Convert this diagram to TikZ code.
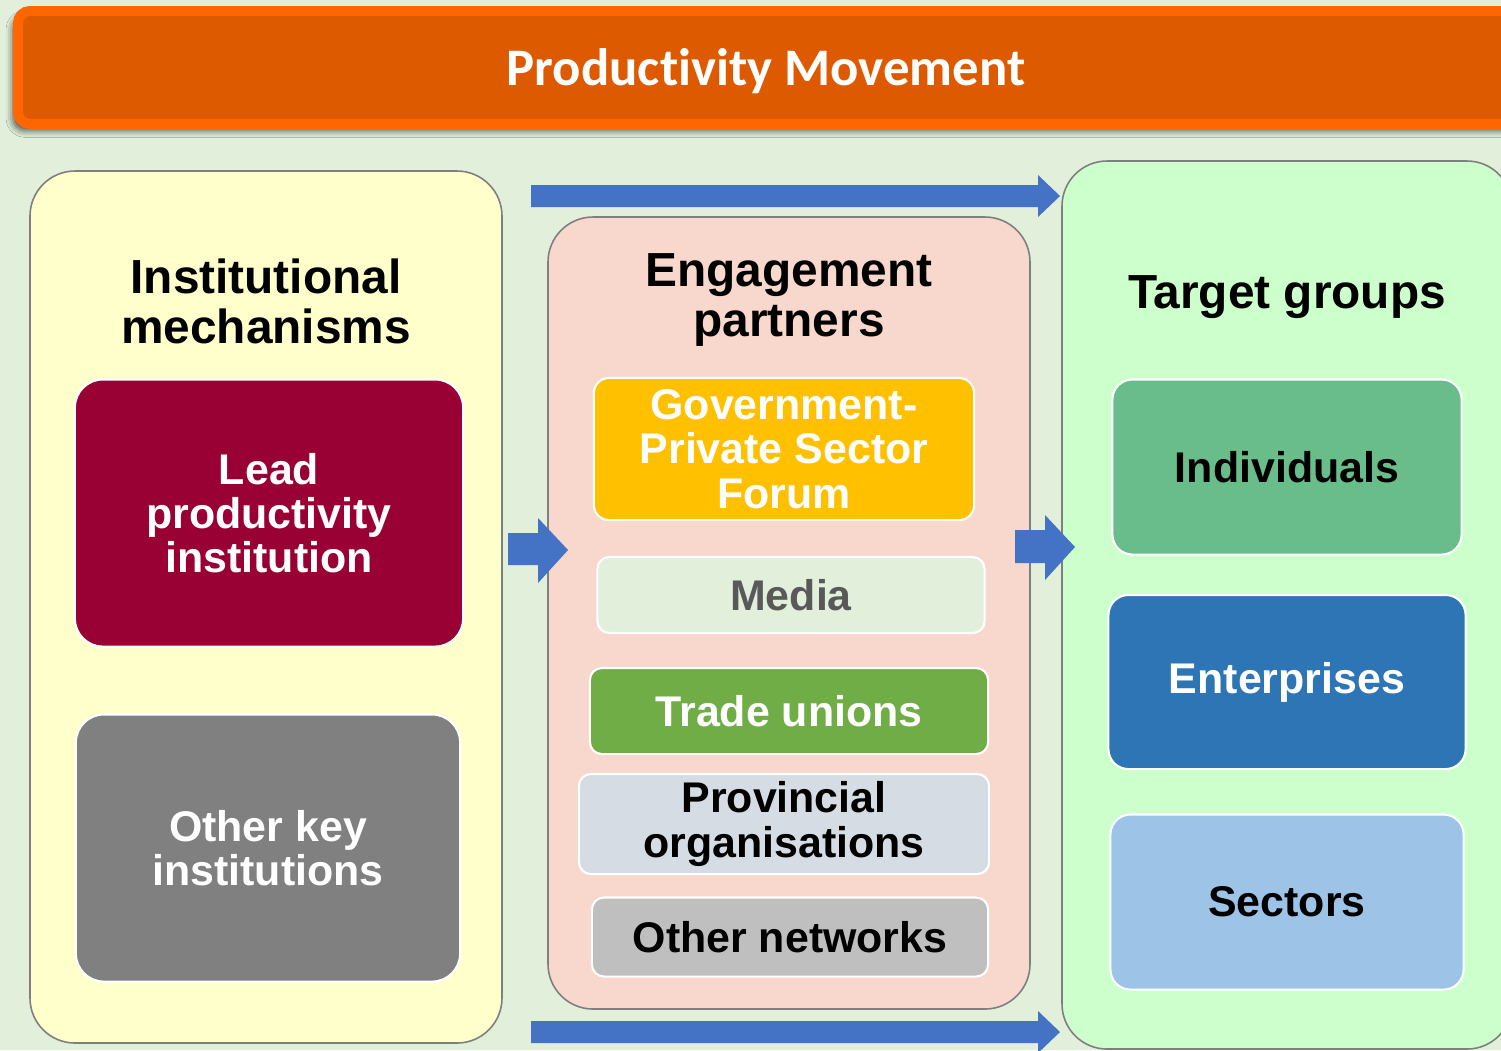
\documentclass[tikz,border=0pt]{standalone}
\usepackage{fontspec}
\setmainfont{Liberation Sans}
\newfontfamily\bannerfont[Ligatures=NoCommon]{Carlito}
\usepackage{xcolor}
\usetikzlibrary{shadows.blur}

\definecolor{bgGreen}{HTML}{E2EFDA}
\definecolor{bannerEdge}{HTML}{FF6600}
\definecolor{bannerFill}{HTML}{DE5A00}
\definecolor{panelGray}{HTML}{7F7F7F}
\definecolor{panelYellow}{HTML}{FFFFCC}
\definecolor{panelPink}{HTML}{F8D7CC}
\definecolor{panelMint}{HTML}{CCFFCC}
\definecolor{arrowBlue}{HTML}{4472C4}
\definecolor{leadRed}{HTML}{990033}
\definecolor{keyGray}{HTML}{808080}
\definecolor{forumGold}{HTML}{FFC000}
\definecolor{mediaText}{HTML}{595959}
\definecolor{unionGreen}{HTML}{70AD47}
\definecolor{provBlue}{HTML}{D6DCE4}
\definecolor{netGray}{HTML}{BFBFBF}
\definecolor{indivGreen}{HTML}{69BD8B}
\definecolor{enterBlue}{HTML}{2E75B6}
\definecolor{sectBlue}{HTML}{9DC3E6}

\newcommand\headfont{\fontsize{13.6}{14.2}\selectfont\bfseries}
\newcommand\boxfont{\fontsize{12.2}{12.6}\selectfont\bfseries}

\begin{document}
\begin{tikzpicture}[x=0.01cm,y=-0.01cm,
  panel/.style={draw=panelGray, line width=0.45pt, rounded corners=0.45cm},
  box/.style={draw=white, line width=0.6pt, rounded corners=0.2cm, align=center, inner sep=0pt, font=\boxfont},
  head/.style={align=center, inner sep=0pt, font=\headfont},
  blockarrow/.style={fill=arrowBlue}]

\useasboundingbox (0,0) rectangle (1501,1050);
\fill[bgGreen] (0,0) rectangle (1501,1050);

% banner
\begin{scope}
\clip (0,0) rectangle (1501,1050);
\draw[bannerEdge, fill=bannerFill, line width=2.85pt, rounded corners=0.12cm,
  blur shadow={shadow xshift=-1.4pt, shadow yshift=-1.8pt, shadow blur radius=2pt, shadow opacity=70}]
  (18,11) rectangle (1530,124);
\end{scope}
\node[text=white, inner sep=0pt, font=\bannerfont\fontsize{15}{18}\selectfont\bfseries] (banner) at (766,71) {Productivity Movement};

% three panels
\draw[panel, fill=panelYellow] (30,171) rectangle (502,1043);
\draw[panel, fill=panelPink] (548,217) rectangle (1030,1009);
\begin{scope}
\clip (0,0) rectangle (1501,1050);
\draw[panel, fill=panelMint] (1062,161) rectangle (1512,1049);
\end{scope}

% left column
\node[head] (mechanisms) at (266,301) {Institutional\\mechanisms};
\node[box, fill=leadRed, text=white, minimum width=3.88cm, minimum height=2.67cm, rounded corners=0.28cm] (lead) at (269,513) {Lead\\productivity\\institution};
\node[box, fill=keyGray, text=white, minimum width=3.84cm, minimum height=2.67cm, rounded corners=0.28cm] (otherkey) at (268,848) {Other key\\institutions};

% middle column
\node[head] (partners) at (789,300) {Engagement\\partners};
\node[box, fill=forumGold, text=white, minimum width=3.80cm, minimum height=1.42cm, rounded corners=0.15cm] (forum) at (784,449) {Government-\\Private Sector\\Forum};
\node[box, fill=bgGreen, text=mediaText, minimum width=3.87cm, minimum height=0.76cm, rounded corners=0.12cm] (media) at (791,595) {Media};
\node[box, fill=unionGreen, text=white, minimum width=3.98cm, minimum height=0.86cm, rounded corners=0.12cm] (unions) at (789,711) {Trade unions};
\node[box, fill=provBlue, minimum width=4.10cm, minimum height=1.00cm, rounded corners=0.12cm] (provincial) at (784,824) {Provincial\\organisations};
\node[box, fill=netGray, minimum width=3.96cm, minimum height=0.79cm, rounded corners=0.12cm] (networks) at (790,937) {Other networks};

% right column
\node[head] (target) at (1287,297) {Target groups};
\node[box, fill=indivGreen, minimum width=3.49cm, minimum height=1.75cm] (individuals) at (1287,467) {Individuals};
\node[box, fill=enterBlue, text=white, minimum width=3.57cm, minimum height=1.74cm] (enterprises) at (1287,682) {Enterprises};
\node[box, fill=sectBlue, minimum width=3.53cm, minimum height=1.75cm] (sectors) at (1287,902) {Sectors};

% block arrows
\fill[blockarrow] (531,185) -- (1038,185) -- (1038,175) -- (1060,196) -- (1038,217) -- (1038,207) -- (531,207) -- cycle;
\fill[blockarrow] (531,1021) -- (1038,1021) -- (1038,1011) -- (1060,1032) -- (1038,1053) -- (1038,1043) -- (531,1043) -- cycle;
\fill[blockarrow] (508,533) -- (538,533) -- (538,518) -- (568,550) -- (538,583) -- (538,565) -- (508,565) -- cycle;
\fill[blockarrow] (1015,530) -- (1045,530) -- (1045,515) -- (1075,547) -- (1045,580) -- (1045,563) -- (1015,563) -- cycle;

\end{tikzpicture}
\end{document}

--

WHAT NEEDS TO BE DONE:
Give an exact reproduction of every line, leaving out any picture.

ANSWER FOR THIS EXERCISE:
Convert this diagram to TikZ code.
\documentclass[tikz,border=0pt]{standalone}
\usepackage{fontspec}
\setmainfont{Liberation Sans}
\newfontfamily\bannerfont[Ligatures=NoCommon]{Carlito}
\usepackage{xcolor}
\usetikzlibrary{shadows.blur}

\definecolor{bgGreen}{HTML}{E2EFDA}
\definecolor{bannerEdge}{HTML}{FF6600}
\definecolor{bannerFill}{HTML}{DE5A00}
\definecolor{panelGray}{HTML}{7F7F7F}
\definecolor{panelYellow}{HTML}{FFFFCC}
\definecolor{panelPink}{HTML}{F8D7CC}
\definecolor{panelMint}{HTML}{CCFFCC}
\definecolor{arrowBlue}{HTML}{4472C4}
\definecolor{leadRed}{HTML}{990033}
\definecolor{keyGray}{HTML}{808080}
\definecolor{forumGold}{HTML}{FFC000}
\definecolor{mediaText}{HTML}{595959}
\definecolor{unionGreen}{HTML}{70AD47}
\definecolor{provBlue}{HTML}{D6DCE4}
\definecolor{netGray}{HTML}{BFBFBF}
\definecolor{indivGreen}{HTML}{69BD8B}
\definecolor{enterBlue}{HTML}{2E75B6}
\definecolor{sectBlue}{HTML}{9DC3E6}

\newcommand\headfont{\fontsize{13.6}{14.2}\selectfont\bfseries}
\newcommand\boxfont{\fontsize{12.2}{12.6}\selectfont\bfseries}

\begin{document}
\begin{tikzpicture}[x=0.01cm,y=-0.01cm,
  panel/.style={draw=panelGray, line width=0.45pt, rounded corners=0.45cm},
  box/.style={draw=white, line width=0.6pt, rounded corners=0.2cm, align=center, inner sep=0pt, font=\boxfont},
  head/.style={align=center, inner sep=0pt, font=\headfont},
  blockarrow/.style={fill=arrowBlue}]

\useasboundingbox (0,0) rectangle (1501,1050);
\fill[bgGreen] (0,0) rectangle (1501,1050);

% banner
\begin{scope}
\clip (0,0) rectangle (1501,1050);
\draw[bannerEdge, fill=bannerFill, line width=2.85pt, rounded corners=0.12cm,
  blur shadow={shadow xshift=-1.4pt, shadow yshift=-1.8pt, shadow blur radius=2pt, shadow opacity=70}]
  (18,11) rectangle (1530,124);
\end{scope}
\node[text=white, inner sep=0pt, font=\bannerfont\fontsize{15}{18}\selectfont\bfseries] (banner) at (766,71) {Productivity Movement};

% three panels
\draw[panel, fill=panelYellow] (30,171) rectangle (502,1043);
\draw[panel, fill=panelPink] (548,217) rectangle (1030,1009);
\begin{scope}
\clip (0,0) rectangle (1501,1050);
\draw[panel, fill=panelMint] (1062,161) rectangle (1512,1049);
\end{scope}

% left column
\node[head] (mechanisms) at (266,301) {Institutional\\mechanisms};
\node[box, fill=leadRed, text=white, minimum width=3.88cm, minimum height=2.67cm, rounded corners=0.28cm] (lead) at (269,513) {Lead\\productivity\\institution};
\node[box, fill=keyGray, text=white, minimum width=3.84cm, minimum height=2.67cm, rounded corners=0.28cm] (otherkey) at (268,848) {Other key\\institutions};

% middle column
\node[head] (partners) at (789,300) {Engagement\\partners};
\node[box, fill=forumGold, text=white, minimum width=3.80cm, minimum height=1.42cm, rounded corners=0.15cm] (forum) at (784,449) {Government-\\Private Sector\\Forum};
\node[box, fill=bgGreen, text=mediaText, minimum width=3.87cm, minimum height=0.76cm, rounded corners=0.12cm] (media) at (791,595) {Media};
\node[box, fill=unionGreen, text=white, minimum width=3.98cm, minimum height=0.86cm, rounded corners=0.12cm] (unions) at (789,711) {Trade unions};
\node[box, fill=provBlue, minimum width=4.10cm, minimum height=1.00cm, rounded corners=0.12cm] (provincial) at (784,824) {Provincial\\organisations};
\node[box, fill=netGray, minimum width=3.96cm, minimum height=0.79cm, rounded corners=0.12cm] (networks) at (790,937) {Other networks};

% right column
\node[head] (target) at (1287,297) {Target groups};
\node[box, fill=indivGreen, minimum width=3.49cm, minimum height=1.75cm] (individuals) at (1287,467) {Individuals};
\node[box, fill=enterBlue, text=white, minimum width=3.57cm, minimum height=1.74cm] (enterprises) at (1287,682) {Enterprises};
\node[box, fill=sectBlue, minimum width=3.53cm, minimum height=1.75cm] (sectors) at (1287,902) {Sectors};

% block arrows
\fill[blockarrow] (531,185) -- (1038,185) -- (1038,175) -- (1060,196) -- (1038,217) -- (1038,207) -- (531,207) -- cycle;
\fill[blockarrow] (531,1021) -- (1038,1021) -- (1038,1011) -- (1060,1032) -- (1038,1053) -- (1038,1043) -- (531,1043) -- cycle;
\fill[blockarrow] (508,533) -- (538,533) -- (538,518) -- (568,550) -- (538,583) -- (538,565) -- (508,565) -- cycle;
\fill[blockarrow] (1015,530) -- (1045,530) -- (1045,515) -- (1075,547) -- (1045,580) -- (1045,563) -- (1015,563) -- cycle;

\end{tikzpicture}
\end{document}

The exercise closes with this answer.